**WRITTEN PROBLEM**. In the material below, find all lines with the string "this" and copy them.

╭─ MATERIALS PROVIDED

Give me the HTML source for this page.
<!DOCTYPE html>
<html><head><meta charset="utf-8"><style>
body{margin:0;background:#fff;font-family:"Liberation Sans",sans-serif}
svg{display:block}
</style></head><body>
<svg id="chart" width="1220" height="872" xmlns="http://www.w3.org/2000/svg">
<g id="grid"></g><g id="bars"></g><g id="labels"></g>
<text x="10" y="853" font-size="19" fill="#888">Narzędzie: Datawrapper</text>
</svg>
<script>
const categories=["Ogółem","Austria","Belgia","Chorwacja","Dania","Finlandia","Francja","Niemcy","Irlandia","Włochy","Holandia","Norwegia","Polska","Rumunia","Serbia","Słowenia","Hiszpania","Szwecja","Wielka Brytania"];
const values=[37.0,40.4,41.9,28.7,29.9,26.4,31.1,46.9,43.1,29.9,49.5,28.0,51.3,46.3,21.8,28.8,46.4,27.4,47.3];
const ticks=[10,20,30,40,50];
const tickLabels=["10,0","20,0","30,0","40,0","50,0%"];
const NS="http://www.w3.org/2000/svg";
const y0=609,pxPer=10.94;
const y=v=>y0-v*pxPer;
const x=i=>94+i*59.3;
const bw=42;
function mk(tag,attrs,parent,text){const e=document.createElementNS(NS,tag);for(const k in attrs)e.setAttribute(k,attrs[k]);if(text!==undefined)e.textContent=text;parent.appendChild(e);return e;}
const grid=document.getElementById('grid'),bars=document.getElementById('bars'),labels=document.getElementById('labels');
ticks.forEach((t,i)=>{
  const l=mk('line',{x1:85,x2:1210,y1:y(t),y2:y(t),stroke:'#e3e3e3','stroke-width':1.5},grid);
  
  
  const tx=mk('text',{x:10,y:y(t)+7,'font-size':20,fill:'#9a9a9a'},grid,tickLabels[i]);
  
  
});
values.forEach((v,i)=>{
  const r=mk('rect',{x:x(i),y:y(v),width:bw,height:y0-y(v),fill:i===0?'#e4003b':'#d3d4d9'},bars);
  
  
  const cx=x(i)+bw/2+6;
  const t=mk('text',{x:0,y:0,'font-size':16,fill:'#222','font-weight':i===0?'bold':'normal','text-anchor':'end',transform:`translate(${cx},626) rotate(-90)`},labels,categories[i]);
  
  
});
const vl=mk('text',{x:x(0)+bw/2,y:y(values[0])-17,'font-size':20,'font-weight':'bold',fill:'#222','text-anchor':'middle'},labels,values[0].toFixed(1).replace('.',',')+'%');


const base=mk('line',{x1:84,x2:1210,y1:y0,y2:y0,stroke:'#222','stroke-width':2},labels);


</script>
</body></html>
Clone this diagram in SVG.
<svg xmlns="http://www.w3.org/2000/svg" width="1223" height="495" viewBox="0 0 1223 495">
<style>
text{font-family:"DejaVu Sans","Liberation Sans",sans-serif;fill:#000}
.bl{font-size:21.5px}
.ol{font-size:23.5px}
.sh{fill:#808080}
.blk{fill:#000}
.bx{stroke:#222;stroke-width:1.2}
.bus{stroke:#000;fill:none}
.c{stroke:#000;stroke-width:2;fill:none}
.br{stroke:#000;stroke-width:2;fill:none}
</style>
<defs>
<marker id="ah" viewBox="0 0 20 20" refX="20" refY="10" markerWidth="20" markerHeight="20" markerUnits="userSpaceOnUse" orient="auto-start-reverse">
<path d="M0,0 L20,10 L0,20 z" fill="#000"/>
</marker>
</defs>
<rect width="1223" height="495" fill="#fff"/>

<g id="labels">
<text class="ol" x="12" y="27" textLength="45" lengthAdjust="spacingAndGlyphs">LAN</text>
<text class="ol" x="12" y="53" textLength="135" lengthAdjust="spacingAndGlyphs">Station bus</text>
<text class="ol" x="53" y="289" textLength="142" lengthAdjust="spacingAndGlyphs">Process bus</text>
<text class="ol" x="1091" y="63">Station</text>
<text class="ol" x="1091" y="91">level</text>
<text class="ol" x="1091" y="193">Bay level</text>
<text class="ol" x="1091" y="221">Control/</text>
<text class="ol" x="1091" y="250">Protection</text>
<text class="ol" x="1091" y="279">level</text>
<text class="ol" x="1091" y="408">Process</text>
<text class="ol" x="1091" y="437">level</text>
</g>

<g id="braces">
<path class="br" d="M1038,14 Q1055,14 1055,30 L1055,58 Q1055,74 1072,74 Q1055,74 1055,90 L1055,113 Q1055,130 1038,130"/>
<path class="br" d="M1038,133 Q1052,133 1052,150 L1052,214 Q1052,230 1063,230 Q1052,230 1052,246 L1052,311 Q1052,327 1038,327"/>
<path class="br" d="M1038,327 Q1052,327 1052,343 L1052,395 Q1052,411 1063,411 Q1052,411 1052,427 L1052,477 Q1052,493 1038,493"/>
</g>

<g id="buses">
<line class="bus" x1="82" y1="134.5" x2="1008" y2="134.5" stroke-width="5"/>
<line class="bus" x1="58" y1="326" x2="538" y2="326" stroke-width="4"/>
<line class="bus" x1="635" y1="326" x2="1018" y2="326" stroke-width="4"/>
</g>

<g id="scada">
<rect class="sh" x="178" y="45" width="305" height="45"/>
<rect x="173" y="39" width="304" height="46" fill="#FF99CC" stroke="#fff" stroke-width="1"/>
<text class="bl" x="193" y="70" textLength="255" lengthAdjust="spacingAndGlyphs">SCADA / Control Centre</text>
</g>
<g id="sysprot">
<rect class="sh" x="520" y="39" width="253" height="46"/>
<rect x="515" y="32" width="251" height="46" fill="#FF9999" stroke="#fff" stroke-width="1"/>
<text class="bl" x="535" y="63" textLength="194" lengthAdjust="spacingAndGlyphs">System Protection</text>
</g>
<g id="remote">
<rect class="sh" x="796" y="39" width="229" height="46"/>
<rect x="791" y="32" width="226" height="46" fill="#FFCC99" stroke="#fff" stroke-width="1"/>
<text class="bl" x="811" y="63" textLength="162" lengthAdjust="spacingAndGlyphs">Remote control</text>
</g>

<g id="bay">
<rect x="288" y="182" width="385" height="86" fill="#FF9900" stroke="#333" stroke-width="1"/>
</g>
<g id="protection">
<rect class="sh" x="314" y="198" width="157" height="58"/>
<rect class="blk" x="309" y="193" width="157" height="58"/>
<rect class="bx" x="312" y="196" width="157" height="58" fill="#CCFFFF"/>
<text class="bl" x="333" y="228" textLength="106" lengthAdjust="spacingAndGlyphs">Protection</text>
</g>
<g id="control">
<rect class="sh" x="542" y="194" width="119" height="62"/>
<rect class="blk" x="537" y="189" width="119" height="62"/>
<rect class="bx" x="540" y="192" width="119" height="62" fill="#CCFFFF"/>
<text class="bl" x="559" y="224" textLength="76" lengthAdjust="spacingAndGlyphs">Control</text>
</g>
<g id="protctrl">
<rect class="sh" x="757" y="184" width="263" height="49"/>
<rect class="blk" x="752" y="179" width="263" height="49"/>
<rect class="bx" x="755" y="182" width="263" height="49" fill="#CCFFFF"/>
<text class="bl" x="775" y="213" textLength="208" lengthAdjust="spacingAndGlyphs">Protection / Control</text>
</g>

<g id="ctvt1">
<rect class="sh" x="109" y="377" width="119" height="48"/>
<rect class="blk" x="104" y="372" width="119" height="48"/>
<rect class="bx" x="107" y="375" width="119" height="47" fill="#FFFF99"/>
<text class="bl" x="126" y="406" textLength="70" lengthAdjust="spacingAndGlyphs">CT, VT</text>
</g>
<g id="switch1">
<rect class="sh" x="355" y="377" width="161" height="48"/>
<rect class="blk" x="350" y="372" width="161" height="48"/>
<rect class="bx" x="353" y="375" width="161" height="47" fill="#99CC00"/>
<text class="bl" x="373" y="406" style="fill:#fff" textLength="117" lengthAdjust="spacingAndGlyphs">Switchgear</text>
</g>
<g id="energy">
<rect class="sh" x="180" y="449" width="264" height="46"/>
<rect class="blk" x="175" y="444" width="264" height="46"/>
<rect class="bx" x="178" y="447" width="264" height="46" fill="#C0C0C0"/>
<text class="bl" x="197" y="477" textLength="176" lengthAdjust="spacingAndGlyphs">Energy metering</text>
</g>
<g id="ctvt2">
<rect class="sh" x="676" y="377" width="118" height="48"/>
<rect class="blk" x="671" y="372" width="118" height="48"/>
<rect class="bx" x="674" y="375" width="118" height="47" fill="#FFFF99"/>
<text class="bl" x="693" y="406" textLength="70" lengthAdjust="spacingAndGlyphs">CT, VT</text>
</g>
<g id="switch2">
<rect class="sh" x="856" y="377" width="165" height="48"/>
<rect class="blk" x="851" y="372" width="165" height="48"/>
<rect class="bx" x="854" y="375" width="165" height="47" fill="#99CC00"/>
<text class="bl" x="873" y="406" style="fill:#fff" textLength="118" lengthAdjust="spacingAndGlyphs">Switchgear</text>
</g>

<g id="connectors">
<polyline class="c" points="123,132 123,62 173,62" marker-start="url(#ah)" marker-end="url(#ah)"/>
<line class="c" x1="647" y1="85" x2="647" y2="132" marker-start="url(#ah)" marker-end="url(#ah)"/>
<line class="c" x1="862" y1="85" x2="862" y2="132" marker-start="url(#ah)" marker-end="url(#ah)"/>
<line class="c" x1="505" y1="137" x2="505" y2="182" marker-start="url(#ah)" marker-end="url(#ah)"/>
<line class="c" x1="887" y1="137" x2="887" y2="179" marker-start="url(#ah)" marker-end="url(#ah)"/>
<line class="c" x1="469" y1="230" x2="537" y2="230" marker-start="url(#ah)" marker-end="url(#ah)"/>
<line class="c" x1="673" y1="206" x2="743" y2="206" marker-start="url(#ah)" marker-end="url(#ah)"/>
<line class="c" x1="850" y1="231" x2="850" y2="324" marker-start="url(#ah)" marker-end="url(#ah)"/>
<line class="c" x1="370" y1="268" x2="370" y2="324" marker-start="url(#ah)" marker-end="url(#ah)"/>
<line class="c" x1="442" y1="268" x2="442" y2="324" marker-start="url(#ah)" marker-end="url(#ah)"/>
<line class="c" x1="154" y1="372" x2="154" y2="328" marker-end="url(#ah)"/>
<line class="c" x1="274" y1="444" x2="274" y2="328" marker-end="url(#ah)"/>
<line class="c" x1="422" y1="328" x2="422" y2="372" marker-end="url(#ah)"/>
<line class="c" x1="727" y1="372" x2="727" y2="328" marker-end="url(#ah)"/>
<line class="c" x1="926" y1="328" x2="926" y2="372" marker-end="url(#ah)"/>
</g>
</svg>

╰─

**EXERCISE SOLUTION**.
Give me the HTML source for this page.
Clone this diagram in SVG.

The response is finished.